Each line in the material below, starting at the one with "Reproduce this chart with Chart.js." and ending at the one with "56.2, 72.8, 90.8];", is to be reproduced exactly; no picture is to be copied.

Material shown
• • • •

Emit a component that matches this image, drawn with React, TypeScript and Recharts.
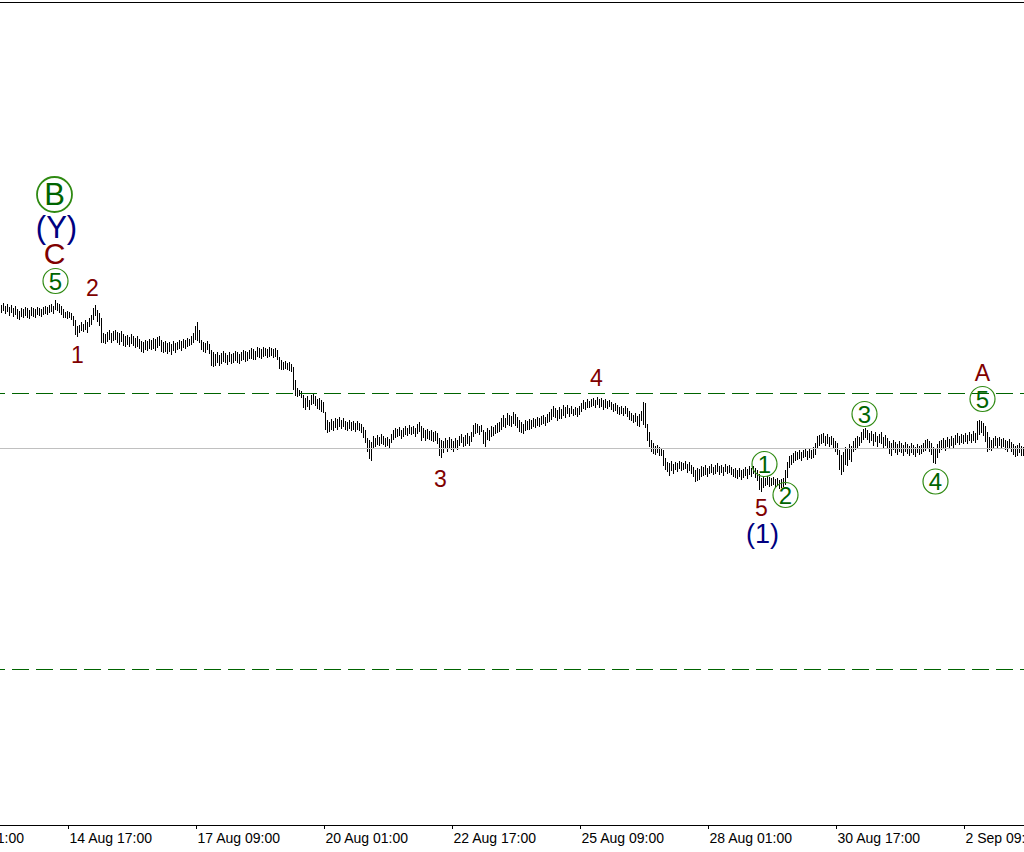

• • • •

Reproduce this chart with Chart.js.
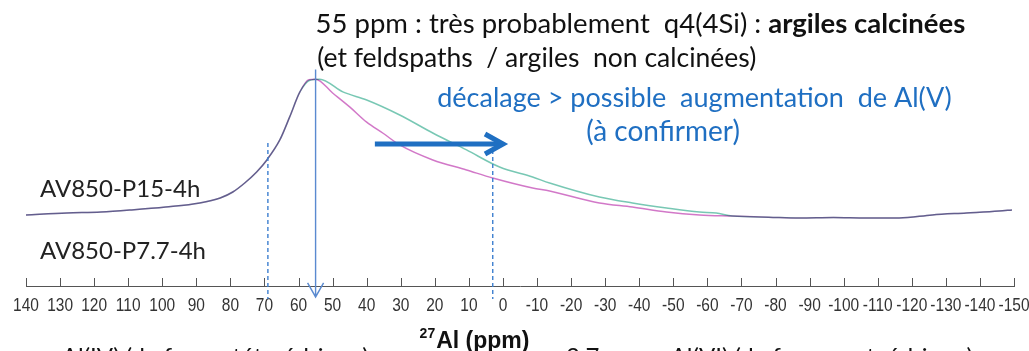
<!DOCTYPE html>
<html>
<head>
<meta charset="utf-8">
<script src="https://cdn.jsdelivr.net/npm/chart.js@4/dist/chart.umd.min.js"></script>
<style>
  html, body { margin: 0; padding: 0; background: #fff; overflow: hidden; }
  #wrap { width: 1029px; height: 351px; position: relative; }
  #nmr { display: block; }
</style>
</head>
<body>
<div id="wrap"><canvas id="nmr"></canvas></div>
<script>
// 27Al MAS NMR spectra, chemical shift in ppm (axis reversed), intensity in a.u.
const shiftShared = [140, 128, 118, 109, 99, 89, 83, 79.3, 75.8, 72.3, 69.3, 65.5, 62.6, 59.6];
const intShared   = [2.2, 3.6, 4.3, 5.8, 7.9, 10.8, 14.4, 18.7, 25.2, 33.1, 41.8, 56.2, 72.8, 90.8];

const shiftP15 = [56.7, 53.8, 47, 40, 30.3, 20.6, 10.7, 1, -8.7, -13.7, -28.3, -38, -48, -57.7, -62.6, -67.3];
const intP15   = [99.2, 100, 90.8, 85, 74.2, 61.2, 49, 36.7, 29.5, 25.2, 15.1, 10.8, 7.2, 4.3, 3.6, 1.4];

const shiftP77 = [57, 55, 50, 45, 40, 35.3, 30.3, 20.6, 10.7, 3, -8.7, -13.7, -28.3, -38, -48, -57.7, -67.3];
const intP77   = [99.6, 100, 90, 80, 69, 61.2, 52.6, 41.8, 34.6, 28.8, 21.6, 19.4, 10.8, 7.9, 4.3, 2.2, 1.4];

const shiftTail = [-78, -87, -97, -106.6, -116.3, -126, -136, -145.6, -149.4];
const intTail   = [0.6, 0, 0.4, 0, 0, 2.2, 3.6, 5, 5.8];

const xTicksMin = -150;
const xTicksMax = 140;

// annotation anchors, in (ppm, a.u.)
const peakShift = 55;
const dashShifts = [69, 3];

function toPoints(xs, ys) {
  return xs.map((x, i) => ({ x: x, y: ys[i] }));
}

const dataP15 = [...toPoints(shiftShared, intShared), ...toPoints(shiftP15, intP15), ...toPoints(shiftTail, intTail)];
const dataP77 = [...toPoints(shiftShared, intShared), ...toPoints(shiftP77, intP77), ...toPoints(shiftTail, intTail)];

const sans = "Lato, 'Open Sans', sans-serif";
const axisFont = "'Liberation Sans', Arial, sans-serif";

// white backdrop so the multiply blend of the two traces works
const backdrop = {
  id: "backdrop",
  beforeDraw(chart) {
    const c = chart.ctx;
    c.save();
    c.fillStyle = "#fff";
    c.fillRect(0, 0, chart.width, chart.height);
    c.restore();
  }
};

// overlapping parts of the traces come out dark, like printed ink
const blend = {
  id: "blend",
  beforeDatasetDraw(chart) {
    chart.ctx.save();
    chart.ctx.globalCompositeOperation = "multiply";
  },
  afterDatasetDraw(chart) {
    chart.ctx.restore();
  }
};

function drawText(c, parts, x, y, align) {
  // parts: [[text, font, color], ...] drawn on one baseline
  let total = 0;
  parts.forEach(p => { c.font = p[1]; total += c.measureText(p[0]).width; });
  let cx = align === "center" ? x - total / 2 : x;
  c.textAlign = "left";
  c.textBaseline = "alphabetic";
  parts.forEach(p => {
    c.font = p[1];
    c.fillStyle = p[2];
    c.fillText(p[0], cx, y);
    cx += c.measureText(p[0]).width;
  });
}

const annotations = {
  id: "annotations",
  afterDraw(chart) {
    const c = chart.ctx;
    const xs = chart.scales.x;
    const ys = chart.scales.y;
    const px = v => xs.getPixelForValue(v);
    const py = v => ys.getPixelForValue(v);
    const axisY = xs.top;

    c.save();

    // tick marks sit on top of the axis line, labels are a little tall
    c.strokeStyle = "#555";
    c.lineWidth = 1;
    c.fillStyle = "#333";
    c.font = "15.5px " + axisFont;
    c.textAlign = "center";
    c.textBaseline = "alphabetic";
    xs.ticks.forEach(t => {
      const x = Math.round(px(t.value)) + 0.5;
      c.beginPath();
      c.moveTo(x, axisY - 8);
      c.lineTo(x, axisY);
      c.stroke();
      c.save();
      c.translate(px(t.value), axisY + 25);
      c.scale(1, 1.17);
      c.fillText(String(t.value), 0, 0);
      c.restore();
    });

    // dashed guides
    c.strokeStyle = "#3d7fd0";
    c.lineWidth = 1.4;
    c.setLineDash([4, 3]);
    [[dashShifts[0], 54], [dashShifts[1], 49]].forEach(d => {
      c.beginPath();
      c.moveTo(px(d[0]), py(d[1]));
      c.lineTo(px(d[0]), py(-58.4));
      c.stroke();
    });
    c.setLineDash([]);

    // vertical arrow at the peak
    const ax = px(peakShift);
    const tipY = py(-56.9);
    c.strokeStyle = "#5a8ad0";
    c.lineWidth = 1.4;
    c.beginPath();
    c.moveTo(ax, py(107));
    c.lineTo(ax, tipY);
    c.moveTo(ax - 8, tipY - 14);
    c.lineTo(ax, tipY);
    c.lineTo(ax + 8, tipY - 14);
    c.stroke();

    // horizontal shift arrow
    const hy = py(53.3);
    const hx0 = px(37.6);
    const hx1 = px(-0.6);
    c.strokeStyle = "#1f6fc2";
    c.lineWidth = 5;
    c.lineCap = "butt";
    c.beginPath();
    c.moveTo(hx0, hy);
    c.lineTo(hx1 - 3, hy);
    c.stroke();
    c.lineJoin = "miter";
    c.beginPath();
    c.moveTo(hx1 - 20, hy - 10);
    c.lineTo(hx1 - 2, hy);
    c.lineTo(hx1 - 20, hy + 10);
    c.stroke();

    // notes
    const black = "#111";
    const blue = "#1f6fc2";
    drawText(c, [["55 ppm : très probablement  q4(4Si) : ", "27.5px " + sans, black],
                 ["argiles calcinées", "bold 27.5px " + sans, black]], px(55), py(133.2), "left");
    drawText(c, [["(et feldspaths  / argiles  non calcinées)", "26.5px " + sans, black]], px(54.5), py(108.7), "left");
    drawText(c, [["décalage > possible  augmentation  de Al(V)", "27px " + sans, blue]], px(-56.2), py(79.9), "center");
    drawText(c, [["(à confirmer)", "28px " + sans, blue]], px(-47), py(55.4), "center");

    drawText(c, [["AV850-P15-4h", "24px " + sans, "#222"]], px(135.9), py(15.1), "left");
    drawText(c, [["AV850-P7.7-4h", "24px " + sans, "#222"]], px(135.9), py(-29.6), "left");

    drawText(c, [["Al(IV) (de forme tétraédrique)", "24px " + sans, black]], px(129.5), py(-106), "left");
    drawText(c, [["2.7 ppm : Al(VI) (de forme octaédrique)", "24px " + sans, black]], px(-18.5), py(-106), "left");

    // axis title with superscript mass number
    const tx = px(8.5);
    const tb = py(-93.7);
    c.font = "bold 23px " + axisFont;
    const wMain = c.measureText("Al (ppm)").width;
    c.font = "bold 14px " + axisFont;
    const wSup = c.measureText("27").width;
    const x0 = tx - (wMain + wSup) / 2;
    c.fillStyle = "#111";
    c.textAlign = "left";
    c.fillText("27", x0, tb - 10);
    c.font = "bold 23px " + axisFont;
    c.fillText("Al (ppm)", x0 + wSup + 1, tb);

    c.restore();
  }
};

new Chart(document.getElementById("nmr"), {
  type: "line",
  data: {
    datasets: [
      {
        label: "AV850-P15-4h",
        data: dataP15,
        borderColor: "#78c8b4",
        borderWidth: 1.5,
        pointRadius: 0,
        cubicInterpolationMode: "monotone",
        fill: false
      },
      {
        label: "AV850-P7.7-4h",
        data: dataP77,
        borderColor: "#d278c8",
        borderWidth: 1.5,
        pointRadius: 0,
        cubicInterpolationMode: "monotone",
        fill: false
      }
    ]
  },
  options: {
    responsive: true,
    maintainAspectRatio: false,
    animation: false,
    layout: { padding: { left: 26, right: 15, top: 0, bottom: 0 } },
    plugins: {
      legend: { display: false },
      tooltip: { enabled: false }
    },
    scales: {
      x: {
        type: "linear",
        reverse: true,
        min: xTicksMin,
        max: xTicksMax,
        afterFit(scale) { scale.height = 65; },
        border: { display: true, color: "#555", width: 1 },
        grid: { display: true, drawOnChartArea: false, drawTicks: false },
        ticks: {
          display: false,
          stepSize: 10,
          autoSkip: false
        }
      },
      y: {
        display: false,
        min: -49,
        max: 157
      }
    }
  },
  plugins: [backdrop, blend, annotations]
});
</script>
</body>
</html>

• • • •

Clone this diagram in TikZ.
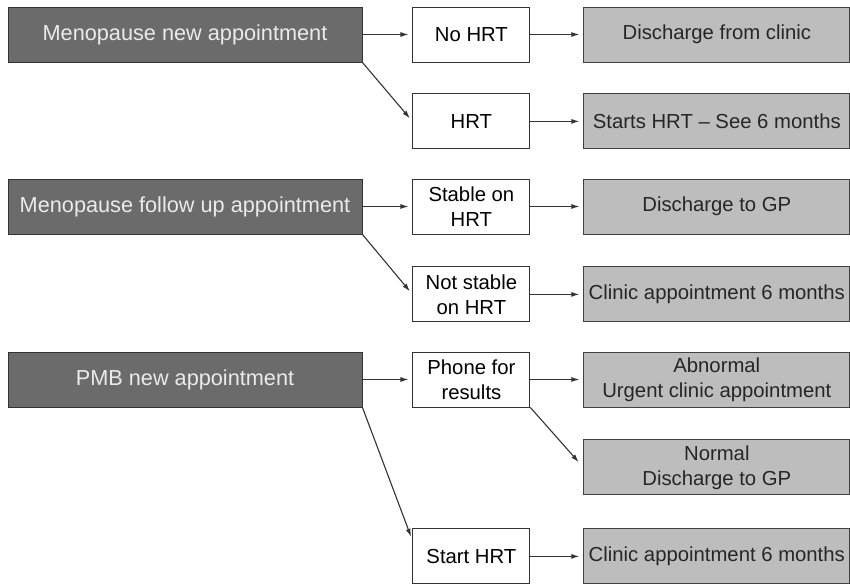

• • • •

Solution to the problem
Reproduce this chart with Chart.js.
<!DOCTYPE html>
<html>
<head>
<meta charset="utf-8">
<script src="https://cdn.jsdelivr.net/npm/chart.js@4/dist/chart.umd.min.js"></script>
<style>
  html, body { margin: 0; padding: 0; background: #fff; overflow: hidden; }
  #wrap { width: 1029px; height: 351px; position: relative; }
  #nmr { display: block; }
</style>
</head>
<body>
<div id="wrap"><canvas id="nmr"></canvas></div>
<script>
// 27Al MAS NMR spectra, chemical shift in ppm (axis reversed), intensity in a.u.
const shiftShared = [140, 128, 118, 109, 99, 89, 83, 79.3, 75.8, 72.3, 69.3, 65.5, 62.6, 59.6];
const intShared   = [2.2, 3.6, 4.3, 5.8, 7.9, 10.8, 14.4, 18.7, 25.2, 33.1, 41.8, 56.2, 72.8, 90.8];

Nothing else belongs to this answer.